*What you should do*.
Keep the pictures out of the copy and print all the entries below exactly.

Recorded data:

============================================================

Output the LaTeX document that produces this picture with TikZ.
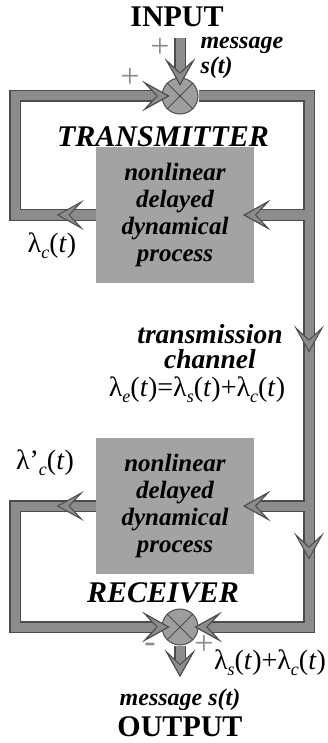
\documentclass[tikz,border=0pt]{standalone}
\usepackage{fontspec}
\setmainfont{Liberation Serif}
\usetikzlibrary{arrows.meta,decorations.markings}
\definecolor{pipegray}{gray}{0.55}
\definecolor{pipedark}{gray}{0.3}
\definecolor{boxgray}{gray}{0.64}
\definecolor{sumgray}{gray}{0.62}
\newcommand\titlefont{\fontsize{30}{34}\selectfont\bfseries}
\newcommand\headfont{\fontsize{30}{34}\selectfont\bfseries\itshape}
\newcommand\lblfont{\fontsize{24}{25}\selectfont\bfseries\itshape}
\newcommand\chanfont{\fontsize{27.5}{25}\selectfont\bfseries\itshape}
\newcommand\procfont{\fontsize{25}{27}\selectfont\bfseries\itshape}
\newcommand\formfont{\fontsize{28}{30}\selectfont}
\newcommand\signfont{\fontsize{34}{34}\selectfont}
\newcommand\lsub[1]{\raisebox{-0.5ex}{\fontsize{18}{18}\selectfont\itshape #1}}
\tikzset{chev/.tip={Stealth[length=27pt,width=30pt,inset=14pt,line width=1pt,fill=pipegray,color=pipedark]}}
\tikzset{midtip/.style={postaction={decorate,decoration={markings,mark=at position #1 with {\arrow{chev}}}}}}
\tikzstyle{pipe}=[draw=pipegray,line width=9pt,preaction={draw=pipedark,line width=12pt}]
\tikzstyle{process}=[rectangle,fill=boxgray,minimum width=158pt,minimum height=136pt,inner sep=0pt,align=center,font=\procfont]
\tikzstyle{summer}=[circle,fill=sumgray,draw=pipedark,line width=1pt,minimum size=36pt,inner sep=0pt,
  path picture={\draw[pipedark,line width=1pt] (path picture bounding box.north west) -- (path picture bounding box.south east)
    (path picture bounding box.north east) -- (path picture bounding box.south west);}]
\tikzstyle{title}=[font=\titlefont,inner sep=1pt]
\tikzstyle{head}=[font=\headfont]
\tikzstyle{lbl}=[font=\lblfont]
\tikzstyle{formula}=[font=\formfont,inner sep=1pt]
\tikzstyle{sign}=[text=pipegray,font=\signfont,inner sep=0pt]

\begin{document}
\begin{tikzpicture}[x=1pt,y=-1pt]
    \useasboundingbox (0,0) rectangle (328,743);
    % First the two processes and the two summing points
    \foreach \pos/ \name in {{(175,215)/boxT},{(175,506)/boxR}}
        \node[process] (\name) at \pos {nonlinear\\delayed\\dynamical\\process};
    \foreach \pos/ \name in {{(180,96)/sumT},{(180,627)/sumR}}
        \node[summer] (\name) at \pos {};

    % corners of the loops
    \coordinate (inTop) at (180,38);
    \coordinate (tl) at (15,96);
    \coordinate (tlb) at (15,215);
    \coordinate (tr) at (309,96);
    \coordinate (br) at (309,627);
    \coordinate (bl) at (15,627);
    \coordinate (blb) at (15,506);
    \coordinate (jT) at (304.5,215);
    \coordinate (jR) at (304.5,506);
    \coordinate (outEnd) at (180,677);

    % transmitter loop and channel
    \path[pipe,-chev,shorten >=-8pt,midtip=39pt] (boxT.west) -- (tlb) -- (tl) -- (sumT.west);
    \path[pipe,-chev,shorten >=-4pt,midtip=367pt,midtip=574pt] (sumT.east) -- (tr) -- (br) -- (sumR.east);
    \path[pipe,-chev,shorten >=-11pt] (jT) -- (boxT.east);
    \path[pipe,-chev,shorten >=-11pt] (jR) -- (boxR.east);
    % receiver loop
    \path[pipe,-chev,shorten >=-8pt,midtip=39pt] (boxR.west) -- (blb) -- (bl) -- (sumR.west);
    \path[pipe,-chev,shorten >=-8pt] (inTop) -- (sumT.north);
    \path[pipe,-chev] (sumR.south) -- (outEnd);

    % texts
    \node[title] (input) at (177,17) {INPUT};
    \node[sign] (plusIn) at (160,48) {+};
    \node[lbl,anchor=west,align=left] (msgIn) at (197,58) {message\\s(t)};
    \node[sign] (plusFb) at (130,78) {+};
    \node[head] (tx) at (163,137) {TRANSMITTER};
    \node[formula] (lamc) at (52,246) {λ\lsub{c}(\textit{t})};
    \node[font=\chanfont,align=center] (chan) at (210,347) {transmission\\channel};
    \node[formula] (lame) at (197,390) {λ\lsub{e}(\textit{t})=λ\lsub{s}(\textit{t})+λ\lsub{c}(\textit{t})};
    \node[formula] (lamcp) at (45,463) {λ'\lsub{c}(\textit{t})};
    \node[head] (rx) at (163,593) {RECEIVER};
    \node[sign] (minus) at (150,648) {-};
    \node[sign] (plusR) at (204,645) {+};
    \node[formula] (lamsc) at (270,663) {λ\lsub{s}(\textit{t})+λ\lsub{c}(\textit{t})};
    \node[lbl] (msgOut) at (180,700) {message s(t)};
    \node[title] (output) at (180,727) {OUTPUT};
\end{tikzpicture}
\end{document}
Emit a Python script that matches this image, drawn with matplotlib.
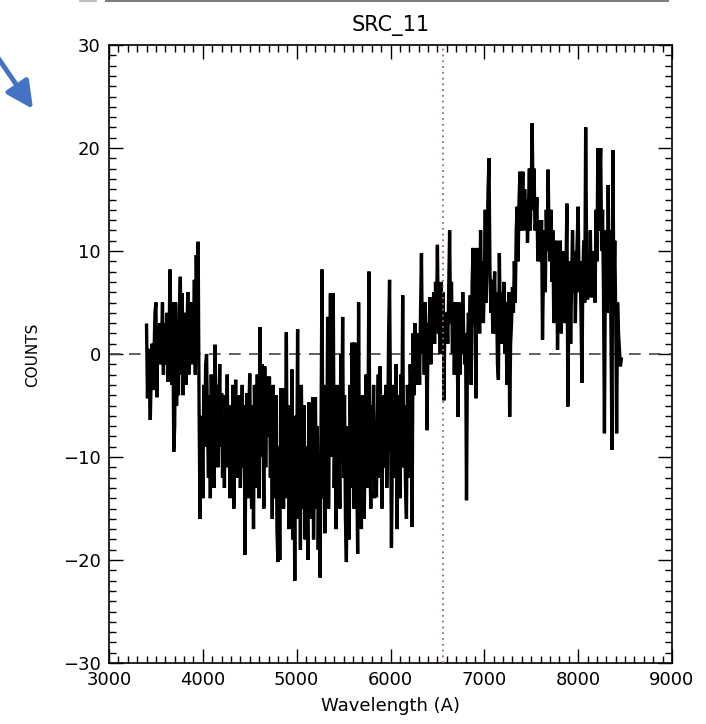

============================================================

*Output of the task*.
Output the LaTeX document that produces this picture with TikZ.
\documentclass[tikz,border=0pt]{standalone}
\usepackage{fontspec}
\setmainfont{Liberation Serif}
\usetikzlibrary{arrows.meta,decorations.markings}
\definecolor{pipegray}{gray}{0.55}
\definecolor{pipedark}{gray}{0.3}
\definecolor{boxgray}{gray}{0.64}
\definecolor{sumgray}{gray}{0.62}
\newcommand\titlefont{\fontsize{30}{34}\selectfont\bfseries}
\newcommand\headfont{\fontsize{30}{34}\selectfont\bfseries\itshape}
\newcommand\lblfont{\fontsize{24}{25}\selectfont\bfseries\itshape}
\newcommand\chanfont{\fontsize{27.5}{25}\selectfont\bfseries\itshape}
\newcommand\procfont{\fontsize{25}{27}\selectfont\bfseries\itshape}
\newcommand\formfont{\fontsize{28}{30}\selectfont}
\newcommand\signfont{\fontsize{34}{34}\selectfont}
\newcommand\lsub[1]{\raisebox{-0.5ex}{\fontsize{18}{18}\selectfont\itshape #1}}
\tikzset{chev/.tip={Stealth[length=27pt,width=30pt,inset=14pt,line width=1pt,fill=pipegray,color=pipedark]}}
\tikzset{midtip/.style={postaction={decorate,decoration={markings,mark=at position #1 with {\arrow{chev}}}}}}
\tikzstyle{pipe}=[draw=pipegray,line width=9pt,preaction={draw=pipedark,line width=12pt}]
\tikzstyle{process}=[rectangle,fill=boxgray,minimum width=158pt,minimum height=136pt,inner sep=0pt,align=center,font=\procfont]
\tikzstyle{summer}=[circle,fill=sumgray,draw=pipedark,line width=1pt,minimum size=36pt,inner sep=0pt,
  path picture={\draw[pipedark,line width=1pt] (path picture bounding box.north west) -- (path picture bounding box.south east)
    (path picture bounding box.north east) -- (path picture bounding box.south west);}]
\tikzstyle{title}=[font=\titlefont,inner sep=1pt]
\tikzstyle{head}=[font=\headfont]
\tikzstyle{lbl}=[font=\lblfont]
\tikzstyle{formula}=[font=\formfont,inner sep=1pt]
\tikzstyle{sign}=[text=pipegray,font=\signfont,inner sep=0pt]

\begin{document}
\begin{tikzpicture}[x=1pt,y=-1pt]
    \useasboundingbox (0,0) rectangle (328,743);
    % First the two processes and the two summing points
    \foreach \pos/ \name in {{(175,215)/boxT},{(175,506)/boxR}}
        \node[process] (\name) at \pos {nonlinear\\delayed\\dynamical\\process};
    \foreach \pos/ \name in {{(180,96)/sumT},{(180,627)/sumR}}
        \node[summer] (\name) at \pos {};

    % corners of the loops
    \coordinate (inTop) at (180,38);
    \coordinate (tl) at (15,96);
    \coordinate (tlb) at (15,215);
    \coordinate (tr) at (309,96);
    \coordinate (br) at (309,627);
    \coordinate (bl) at (15,627);
    \coordinate (blb) at (15,506);
    \coordinate (jT) at (304.5,215);
    \coordinate (jR) at (304.5,506);
    \coordinate (outEnd) at (180,677);

    % transmitter loop and channel
    \path[pipe,-chev,shorten >=-8pt,midtip=39pt] (boxT.west) -- (tlb) -- (tl) -- (sumT.west);
    \path[pipe,-chev,shorten >=-4pt,midtip=367pt,midtip=574pt] (sumT.east) -- (tr) -- (br) -- (sumR.east);
    \path[pipe,-chev,shorten >=-11pt] (jT) -- (boxT.east);
    \path[pipe,-chev,shorten >=-11pt] (jR) -- (boxR.east);
    % receiver loop
    \path[pipe,-chev,shorten >=-8pt,midtip=39pt] (boxR.west) -- (blb) -- (bl) -- (sumR.west);
    \path[pipe,-chev,shorten >=-8pt] (inTop) -- (sumT.north);
    \path[pipe,-chev] (sumR.south) -- (outEnd);

    % texts
    \node[title] (input) at (177,17) {INPUT};
    \node[sign] (plusIn) at (160,48) {+};
    \node[lbl,anchor=west,align=left] (msgIn) at (197,58) {message\\s(t)};
    \node[sign] (plusFb) at (130,78) {+};
    \node[head] (tx) at (163,137) {TRANSMITTER};
    \node[formula] (lamc) at (52,246) {λ\lsub{c}(\textit{t})};
    \node[font=\chanfont,align=center] (chan) at (210,347) {transmission\\channel};
    \node[formula] (lame) at (197,390) {λ\lsub{e}(\textit{t})=λ\lsub{s}(\textit{t})+λ\lsub{c}(\textit{t})};
    \node[formula] (lamcp) at (45,463) {λ'\lsub{c}(\textit{t})};
    \node[head] (rx) at (163,593) {RECEIVER};
    \node[sign] (minus) at (150,648) {-};
    \node[sign] (plusR) at (204,645) {+};
    \node[formula] (lamsc) at (270,663) {λ\lsub{s}(\textit{t})+λ\lsub{c}(\textit{t})};
    \node[lbl] (msgOut) at (180,700) {message s(t)};
    \node[title] (output) at (180,727) {OUTPUT};
\end{tikzpicture}
\end{document}
Emit a Python script that matches this image, drawn with matplotlib.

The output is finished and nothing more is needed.